### Exercise prompt:
Present every line in which the string "this" appears.

### Listed entries:
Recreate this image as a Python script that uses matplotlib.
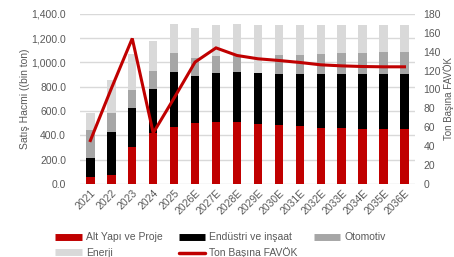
import matplotlib.pyplot as plt
from matplotlib.lines import Line2D
from matplotlib.ticker import FuncFormatter

plt.rcParams['font.family'] = ['Liberation Sans', 'DejaVu Sans']

years = ['2021', '2022', '2023', '2024', '2025', '2026E', '2027E', '2028E',
         '2029E', '2030E', '2031E', '2032E', '2033E', '2034E', '2035E', '2036E']

# satis hacmi (bin ton), segment values
alt_yapi = [55, 78, 303, 421, 469, 504, 512, 512, 491, 485, 474, 458, 458, 452, 452, 452]
endustri = [163, 347, 323, 359, 452, 386, 400, 409, 421, 419, 430, 446, 446, 452, 452, 452]
otomotiv = [226, 162, 148, 146, 153, 143, 138, 129, 0, 154, 154, 165, 171, 171, 179, 179]
enerji = [143, 270, 295, 248, 240, 251, 259, 270, 394, 248, 248, 237, 231, 231, 223, 223]

# ton basina FAVOK (right axis)
favok = [46, 101, 154, 54, 91, 129, 144, 136, 132.5, 130.7, 128.6, 126.1, 125, 124.3, 124, 124]

red = '#C00000'
black = '#000000'
gray = '#A6A6A6'
light = '#D9D9D9'
txt = '#595959'

fig = plt.figure(figsize=(4.54, 2.57), dpi=100)
ax = fig.add_axes([0.176, 0.284, 0.738, 0.662])
ax2 = ax.twinx()

x = list(range(len(years)))
w = 0.4
b1 = alt_yapi
b2 = [a + b for a, b in zip(b1, endustri)]
b3 = [a + b for a, b in zip(b2, otomotiv)]

ax.bar(x, alt_yapi, w, color=red, zorder=2)
ax.bar(x, endustri, w, bottom=b1, color=black, zorder=2)
ax.bar(x, otomotiv, w, bottom=b2, color=gray, zorder=2)
ax.bar(x, enerji, w, bottom=b3, color=light, zorder=2)

ax2.plot(x, favok, color=red, lw=2.2, solid_joinstyle='miter', zorder=3)

ax.set_xlim(-0.5, len(years) - 0.5)
ax.set_ylim(0, 1400)
ax.set_yticks(range(0, 1401, 200))
ax.yaxis.set_major_formatter(FuncFormatter(lambda v, p: f'{v:,.1f}'))
ax2.set_ylim(0, 180)
ax2.set_yticks(range(0, 181, 20))

ax.grid(axis='y', color='#D9D9D9', lw=1, zorder=0)
ax.set_axisbelow(True)
for a in (ax, ax2):
    for s in a.spines.values():
        s.set_visible(False)
    a.tick_params(length=0, labelsize=7.5, labelcolor=txt)
ax.tick_params(axis='y', pad=10)
ax2.tick_params(axis='y', pad=6)

ax.set_xticks(x)
ax.set_xticklabels(years, rotation=45, ha='right', rotation_mode='anchor')
ax.tick_params(axis='x', pad=3)

ax.set_ylabel('Satış Hacmi ((bin ton)', fontsize=7.5, color=txt, labelpad=1)
ax2.set_ylabel('Ton Başına FAVÖK', fontsize=7, color=txt, rotation=90)
ax2.yaxis.set_label_coords(1.083, 0.5)

handles = [
    Line2D([], [], color=red, lw=5, solid_capstyle='butt'),
    Line2D([], [], color=light, lw=5, solid_capstyle='butt'),
    Line2D([], [], color=black, lw=5, solid_capstyle='butt'),
    Line2D([], [], color=red, lw=2.5, solid_capstyle='round'),
    Line2D([], [], color=gray, lw=5, solid_capstyle='butt'),
]
labels = ['Alt Yapı ve Proje', 'Enerji', 'Endüstri ve inşaat',
          'Ton Başına FAVÖK', 'Otomotiv']
fig.legend(handles, labels, ncol=3, loc='upper left',
           bbox_to_anchor=(0.113, 0.112), frameon=False, fontsize=7.5,
           labelcolor=txt, handlelength=2.5, handletextpad=0.4,
           columnspacing=1.6, labelspacing=0.5, borderaxespad=0)

fig.savefig('out.png', dpi=100)
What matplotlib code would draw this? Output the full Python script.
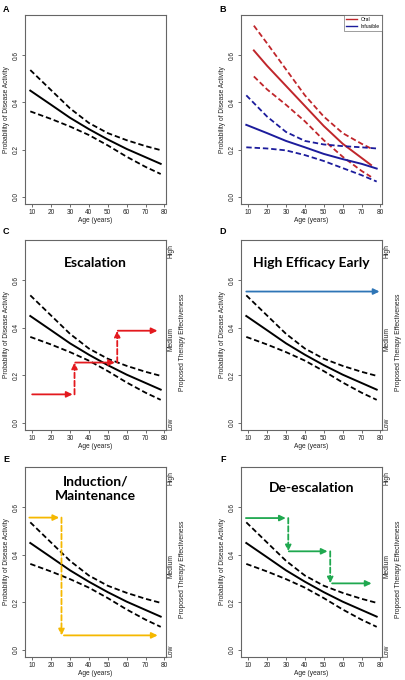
import matplotlib
matplotlib.use("Agg")
import matplotlib.pyplot as plt
from matplotlib.lines import Line2D

plt.rcParams['font.family'] = ['Liberation Sans', 'DejaVu Sans']

# pooled model: probability of disease activity by age
age = [9, 20, 30, 40, 50, 60, 70, 78]
fit = [0.45, 0.39, 0.335, 0.287, 0.243, 0.203, 0.168, 0.14]
upper = [0.537, 0.452, 0.375, 0.313, 0.27, 0.24, 0.215, 0.198]
lower = [0.362, 0.33, 0.298, 0.262, 0.218, 0.17, 0.127, 0.097]

# panel B: oral vs infusible
oral_age = [13, 20, 30, 40, 50, 60, 70, 75]
oral_fit = [0.62, 0.555, 0.47, 0.385, 0.30, 0.225, 0.165, 0.135]
oral_up = [0.725, 0.65, 0.54, 0.43, 0.34, 0.27, 0.225, 0.205]
oral_lo = [0.51, 0.455, 0.39, 0.32, 0.24, 0.17, 0.11, 0.085]
inf_age = [9, 20, 30, 40, 50, 60, 70, 78]
inf_fit = [0.305, 0.27, 0.237, 0.21, 0.182, 0.16, 0.14, 0.12]
inf_up = [0.43, 0.34, 0.275, 0.237, 0.222, 0.215, 0.21, 0.205]
inf_lo = [0.21, 0.205, 0.197, 0.177, 0.152, 0.122, 0.092, 0.065]

# treatment strategy arrows: (x0, y0, x1, y1, dashed)
esc_arrows = [(10, 0.12, 31.4, 0.12, False), (32.4, 0.12, 32.4, 0.254, True),
              (32.8, 0.254, 53.8, 0.254, False), (55, 0.254, 55, 0.388, True),
              (55.3, 0.388, 76.3, 0.388, False)]
hee_arrows = [(9, 0.553, 79.5, 0.553, False)]
ind_arrows = [(8.5, 0.557, 24.3, 0.557, False), (25.5, 0.557, 25.5, 0.061, True),
              (26.8, 0.061, 76.4, 0.061, False)]
desc_arrows = [(8.8, 0.555, 29.9, 0.555, False), (31.2, 0.555, 31.2, 0.415, True),
               (31.5, 0.415, 52, 0.415, False), (53.4, 0.415, 53.4, 0.28, True),
               (54.4, 0.28, 75.3, 0.28, False)]

W, H = 405, 680
fig = plt.figure(figsize=(W / 100, H / 100), dpi=100)

def make_ax(l, r, t, b):
    return fig.add_axes([l / W, (H - b) / H, (r - l) / W, (b - t) / H])

def style(ax):
    ax.set_xlim(6.2, 80.8)
    ax.set_ylim(-0.03, 0.77)
    ax.set_xticks(range(10, 81, 10))
    ax.set_yticks([0.0, 0.2, 0.4, 0.6])
    ax.set_yticklabels(["0.0", "0.2", "0.4", "0.6"], rotation=90, va='center')
    ax.tick_params(labelsize=4.7, length=2, width=0.5, pad=1.5, colors='#333333',
                   labelcolor='#222222')
    for s in ax.spines.values():
        s.set_color('#666666')
        s.set_linewidth(0.8)
    ax.set_xlabel("Age (years)", fontsize=4.8, labelpad=1, color='#222222')
    ax.set_ylabel("Probability of Disease Activity", fontsize=4.8, labelpad=2,
                  color='#222222')

def bands(ax, xs, f, u, lo, color):
    ax.plot(xs, f, color=color, lw=1.4)
    ax.plot(xs, u, color=color, lw=1.3, dashes=(3, 1.6))
    ax.plot(xs, lo, color=color, lw=1.3, dashes=(3, 1.6))

def right_labels(ax):
    for txt, yy in [("High", 0.94), ("Medium", 0.48), ("Low", 0.03)]:
        ax.text(1.035, yy, txt, transform=ax.transAxes, rotation=90,
                ha='center', va='center', fontsize=4.9, color='#222222')
    ax.text(1.12, 0.46, "Proposed Therapy Effectiveness", transform=ax.transAxes,
            rotation=90, ha='center', va='center', fontsize=4.9, color='#222222')

def arrows(ax, segs, color):
    for x0, y0, x1, y1, dashed in segs:
        ax.annotate('', xy=(x1, y1), xytext=(x0, y0),
                    arrowprops=dict(arrowstyle='-|>,head_length=0.35,head_width=0.17',
                                    color=color, lw=1.3,
                                    linestyle=(0, (3, 1.5)) if dashed else '-',
                                    shrinkA=0, shrinkB=0))

def title(ax, txt, y=0.88):
    ax.text(0.5, y, txt, transform=ax.transAxes, ha='center', va='center',
            fontsize=10, fontweight='bold', family='Lato', linespacing=1.2)

rows = [(15, 204), (240, 430), (467, 657)]
cols = [(25, 166), (241, 382)]
letter_y = [9, 232, 459]
letters = ["A", "B", "C", "D", "E", "F"]
axes = []
for i, (t, b) in enumerate(rows):
    for j, (l, r) in enumerate(cols):
        ax = make_ax(l, r, t, b)
        style(ax)
        axes.append(ax)
        fig.text((6 if j == 0 else 223) / W, 1 - letter_y[i] / H,
                 letters[2 * i + j], fontsize=6.5, fontweight='bold', ha='center', va='center')

axA, axB, axC, axD, axE, axF = axes
bands(axA, age, fit, upper, lower, 'black')

bands(axB, oral_age, oral_fit, oral_up, oral_lo, '#C0262B')
bands(axB, inf_age, inf_fit, inf_up, inf_lo, '#1C1C9C')
leg = axB.legend([Line2D([], [], color='#C0262B', lw=1), Line2D([], [], color='#1C1C9C', lw=1)],
                 ["Oral", "Infusible"], loc='upper right', fontsize=3.6, frameon=True,
                 fancybox=False, borderpad=0.4, handlelength=2.2, labelspacing=0.3,
                 borderaxespad=0)
leg.get_frame().set_edgecolor('#555555')
leg.get_frame().set_linewidth(0.5)

for ax in [axC, axD, axE, axF]:
    bands(ax, age, fit, upper, lower, 'black')
    right_labels(ax)

arrows(axC, esc_arrows, '#E3191E')
arrows(axD, hee_arrows, '#2E75B6')
arrows(axE, ind_arrows, '#F5B800')
arrows(axF, desc_arrows, '#1FA84F')

title(axC, "Escalation")
title(axD, "High Efficacy Early")
title(axE, "Induction/\nMaintenance", 0.885)
title(axF, "De-escalation", 0.89)

fig.savefig("out.png", dpi=100)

### Problem solution:
Recreate this image as a Python script that uses matplotlib.
What matplotlib code would draw this? Output the full Python script.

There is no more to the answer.